* _Instructions to follow_
Please, without the pictures, retype exactly the lines from the start of the material through the line that holds "(csa2) at (154,312)".

--- --- ---

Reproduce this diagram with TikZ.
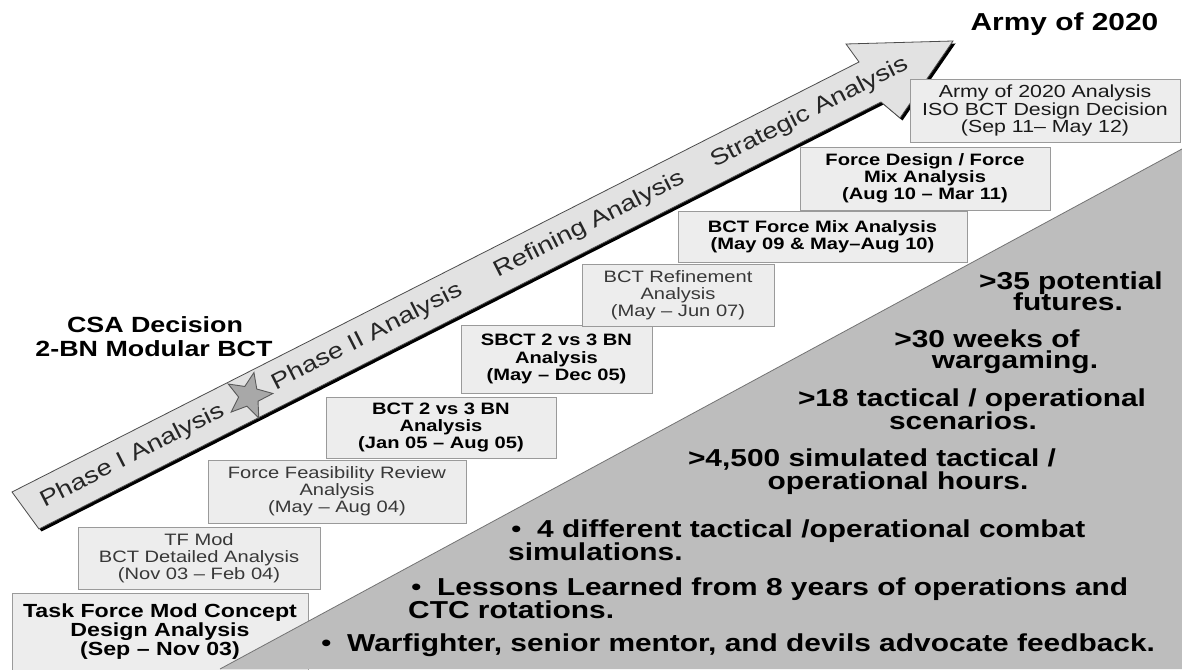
\documentclass[tikz,border=0pt]{standalone}
\usepackage{fontspec}
\setmainfont{Liberation Sans}[FakeStretch=1.22]
\usetikzlibrary{shapes.geometric}
\definecolor{boxfill}{HTML}{EDEDED}
\definecolor{boxline}{HTML}{9A9A9A}
\definecolor{bandfill}{HTML}{E2E2E2}
\definecolor{trifill}{HTML}{BDBDBD}
\definecolor{starfill}{HTML}{A8A8A8}
\tikzset{
  bx/.style={draw=boxline, fill=boxfill, line width=0.9pt, inner sep=0pt},
  bt/.style={align=center, font=\bfseries\fontsize{16.5}{17.2}\selectfont, text=black},
  rt/.style={align=center, font=\fontsize{16.5}{17.2}\selectfont, text=black!78},
  tri/.style={font=\bfseries\fontsize{24.5}{23}\selectfont, text=black, inner sep=0pt},
  band/.style={font=\fontsize{22.5}{24}\selectfont, rotate=26.9, text=black!85, inner sep=0pt},
  head/.style={font=\bfseries\fontsize{22}{24}\selectfont, text=black, inner sep=0pt, anchor=base},
}
\newcommand{\bul}{\makebox[26pt][l]{\mdseries •}}
\begin{document}
\begin{tikzpicture}[x=1pt,y=1pt]
\useasboundingbox (0,0) rectangle (1182,669);
\fill[white] (0,0) rectangle (1182,669);

% big arrow with shadow
\fill[black] [shift={(2.5,-2.5)}] (39,140) -- (881,567) -- (900,551) -- (953,628) -- (846,625) -- (859,607) -- (12,177) -- cycle;
\filldraw[fill=bandfill, draw=black!70, line width=0.8pt] (39,140) -- (881,567) -- (900,551) -- (953,628) -- (846,625) -- (859,607) -- (12,177) -- cycle;

\node[band] (ph1) at (132.5,212.8) {Phase I Analysis};
\node[star, star points=5, star point ratio=2.3, minimum size=48pt, inner sep=0pt, fill=starfill, draw=black!65, line width=0.9pt, rotate=-12] (star) at (249,273) {};
\node[band] (ph2) at (367.1,331.8) {Phase II Analysis};
\node[band] (ref) at (589.1,444.4) {Refining Analysis};
\node[band] (str) at (809.4,556.2) {Strategic Analysis};

% headings
\node[font=\bfseries\fontsize{24.5}{26}\selectfont, inner sep=0pt, anchor=base] (army) at (1064.5,638) {Army of 2020};
\node[head] (csa1) at (155,336) {CSA Decision};
\node[head] (csa2) at (154,312) {2-BN Modular BCT};

% boxes
\node[bx, bt, font=\bfseries\fontsize{19}{19}\selectfont, minimum width=296pt, minimum height=77pt] (b1) at (160,37.5) {Task Force Mod Concept\\Design Analysis\\(Sep -- Nov 03)};
\node[bx, rt, minimum width=242pt, minimum height=62pt] (b2) at (199,111) {TF Mod\\BCT Detailed Analysis\\(Nov 03 -- Feb 04)};
\node[bx, rt, minimum width=258pt, minimum height=63pt] (b3) at (337,177.5) {Force Feasibility Review\\Analysis\\(May -- Aug 04)};
\node[bx, bt, minimum width=230pt, minimum height=61pt] (b4) at (441,241.5) {BCT 2 vs 3 BN\\Analysis\\(Jan 05 -- Aug 05)};
\node[bx, bt, minimum width=191pt, minimum height=68pt] (b5) at (556.5,310) {SBCT 2 vs 3 BN\\Analysis\\(May -- Dec 05)};
\node[bx, rt, minimum width=192pt, minimum height=62pt] (b6) at (678,374) {BCT Refinement\\Analysis\\(May -- Jun 07)};
\node[bx, bt, minimum width=289pt, minimum height=51pt] (b7) at (822.5,432.5) {BCT Force Mix Analysis\\(May 09 \& May--Aug 10)};
\node[bx, bt, minimum width=250pt, minimum height=63pt] (b8) at (925,490.5) {Force Design / Force\\Mix Analysis\\(Aug 10 -- Mar 11)};
\node[bx, rt, text=black!90, font=\fontsize{17.5}{17.5}\selectfont, minimum width=270pt, minimum height=63pt] (b9) at (1045,558.5) {Army of 2020 Analysis\\ISO BCT Design Decision\\(Sep 11-- May 12)};

% grey triangle
\fill[trifill] (220,0) -- (1182,520) -- (1182,0) -- cycle;
\draw[black!55, line width=0.8pt] (220,0) -- (1182,520);

% triangle texts
\node[tri, anchor=base] (f1) at (1071,379) {>35 potential};
\node[tri, anchor=base] (f2) at (1068,358) {futures.};
\node[tri, anchor=base] (w1) at (987,321) {>30 weeks of};
\node[tri, anchor=base] (w2) at (1015,300) {wargaming.};
\node[tri, anchor=base] (s1) at (972,262) {>18 tactical / operational};
\node[tri, anchor=base] (s2) at (963,239) {scenarios.};
\node[tri, anchor=base] (h1) at (872,202) {>4,500 simulated tactical /};
\node[tri, anchor=base] (h2) at (898,179) {operational hours.};

\node[tri, anchor=base west] (u1) at (511,131) {\bul 4 different tactical /operational combat};
\node[tri, anchor=base west] (u1b) at (508,109) {simulations.};
\node[tri, anchor=base west] (u2) at (411,74) {\bul Lessons Learned from 8 years of operations and};
\node[tri, anchor=base west] (u2b) at (408,51) {CTC rotations.};
\node[tri, anchor=base west] (u3) at (321,18) {\bul Warfighter, senior mentor, and devils advocate feedback.};
\end{tikzpicture}
\end{document}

--- --- ---

* _Output for this task_
Reproduce this diagram with TikZ.
\documentclass[tikz,border=0pt]{standalone}
\usepackage{fontspec}
\setmainfont{Liberation Sans}[FakeStretch=1.22]
\usetikzlibrary{shapes.geometric}
\definecolor{boxfill}{HTML}{EDEDED}
\definecolor{boxline}{HTML}{9A9A9A}
\definecolor{bandfill}{HTML}{E2E2E2}
\definecolor{trifill}{HTML}{BDBDBD}
\definecolor{starfill}{HTML}{A8A8A8}
\tikzset{
  bx/.style={draw=boxline, fill=boxfill, line width=0.9pt, inner sep=0pt},
  bt/.style={align=center, font=\bfseries\fontsize{16.5}{17.2}\selectfont, text=black},
  rt/.style={align=center, font=\fontsize{16.5}{17.2}\selectfont, text=black!78},
  tri/.style={font=\bfseries\fontsize{24.5}{23}\selectfont, text=black, inner sep=0pt},
  band/.style={font=\fontsize{22.5}{24}\selectfont, rotate=26.9, text=black!85, inner sep=0pt},
  head/.style={font=\bfseries\fontsize{22}{24}\selectfont, text=black, inner sep=0pt, anchor=base},
}
\newcommand{\bul}{\makebox[26pt][l]{\mdseries •}}
\begin{document}
\begin{tikzpicture}[x=1pt,y=1pt]
\useasboundingbox (0,0) rectangle (1182,669);
\fill[white] (0,0) rectangle (1182,669);

% big arrow with shadow
\fill[black] [shift={(2.5,-2.5)}] (39,140) -- (881,567) -- (900,551) -- (953,628) -- (846,625) -- (859,607) -- (12,177) -- cycle;
\filldraw[fill=bandfill, draw=black!70, line width=0.8pt] (39,140) -- (881,567) -- (900,551) -- (953,628) -- (846,625) -- (859,607) -- (12,177) -- cycle;

\node[band] (ph1) at (132.5,212.8) {Phase I Analysis};
\node[star, star points=5, star point ratio=2.3, minimum size=48pt, inner sep=0pt, fill=starfill, draw=black!65, line width=0.9pt, rotate=-12] (star) at (249,273) {};
\node[band] (ph2) at (367.1,331.8) {Phase II Analysis};
\node[band] (ref) at (589.1,444.4) {Refining Analysis};
\node[band] (str) at (809.4,556.2) {Strategic Analysis};

% headings
\node[font=\bfseries\fontsize{24.5}{26}\selectfont, inner sep=0pt, anchor=base] (army) at (1064.5,638) {Army of 2020};
\node[head] (csa1) at (155,336) {CSA Decision};
\node[head] (csa2) at (154,312) {2-BN Modular BCT};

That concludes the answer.